Critic's Notebook: As 'Lady Bird,' Saoirse Ronan Contains Multitudes

Courtesy of Merie Wallace/A24
'Lady Bird'

The 23-year-old actress captures the cusp between adolescence and adulthood with a rare, shimmering charm and complexity in Greta Gerwig's coming-of-age film.

Maybe because you can only lose your virginity once, it's always seemed somehow implicit that a performer could, or should, only be allowed to star in one great coming-of-age film: Carey Mulligan in An Education, Jean-Pierre Leaud in The 400 Blows, Alicia Silverstone in Clueless, Dustin Hoffman in The Graduate, Jean Seberg in Bonjour Tristesse, Ellen Page in Juno — the list is long. But someone has now broken that rule. Two years ago, Saoirse Ronan reduced many of us to blubbering idiots with her intensely moving portrait of an Irish teenager in early-1950s New York in Brooklyn, and now she's back superbly playing a very different kind of adolescent on the brink of independence in Greta Gerwig's instant classic Lady Bird.

By nature, era and circumstance, Ronan's character in Brooklyn was proper and correct in language and behavior, and was faced, in the end, with a choice between two men and two countries. In Lady Bird, Ronan's self-nicknamed Catholic high school senior, who has been severely let down by two guys (they can hardly be called men), must summon the fortitude to unshackle herself from her family ties in boring Sacramento and plunge into post-9/11 New York and college and whatever that may bring.

“I wish I could live through something,” Lady Bird states to her mother (Laurie Metcalf) at the outset, and indeed she does. Nothing is more daunting to her than her mom's smothering negativity, the latter's fear of losing her only daughter expressed in the most suffocating manner, which only further ensures the baby will run as far away as possible. Any conversation between this mother and daughter can go from zero to sixty on the hostility scale in no time, and one of the film's many wonders is the complicit skill with which Metcalf, superb as the overburdened, guilt-inducing mom, and Ronan pull off these fraught exchanges.

When confronted with adversity, Ronan's Lady Bird is consistently just pissed off rather than mortally wounded. Upon catching an initial beau making out with a guy in a bathroom stall, she merely screams and that's the end of it, while she seems more disappointed than crushed by her first lover's postcoital nonchalance. A true romantic she doesn't seem to be. One of the keys to Ronan's performance is how astutely she mixes sure-headedness with uncertainty; she makes you feel the agitation, the anxiety of her situation, without ever losing sight of her confidence that she'll get out and on with her life.
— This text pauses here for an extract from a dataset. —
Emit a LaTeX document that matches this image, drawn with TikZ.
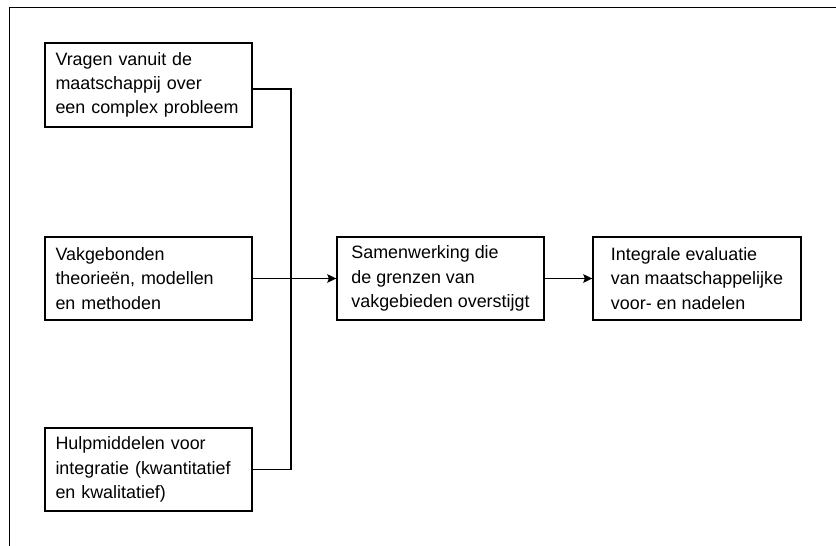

One striking and yet invisible virtue of Lady Bird is that, despite its being obviously autobiographical, across two viewings I never once thought of Ronan as a stand-in for Gerwig. Other than for the blondish hair, they don't look alike, but it's more that their bearing and style are so different. With Gerwig, I'm always holding my breath for her to do something charmingly goofy or enchantingly antic, and I rarely have to inhale in between; she's a rare contemporary reminder of the likes of Carole Lombard or Lucille Ball. A Lady Bird starring a 20-year-old Gerwig would have been a very different film.

Ronan is clearly a serious actress of a high order and perhaps not prone, by nature, to be self-effacing, to emphasize the comic. Rather, her performance contains the multitudes, the many fleeting moods and charged emotions of adolescence on the brink of independence. The cusp between teenage immaturity and aborning adulthood has rarely been so shimmeringly caught.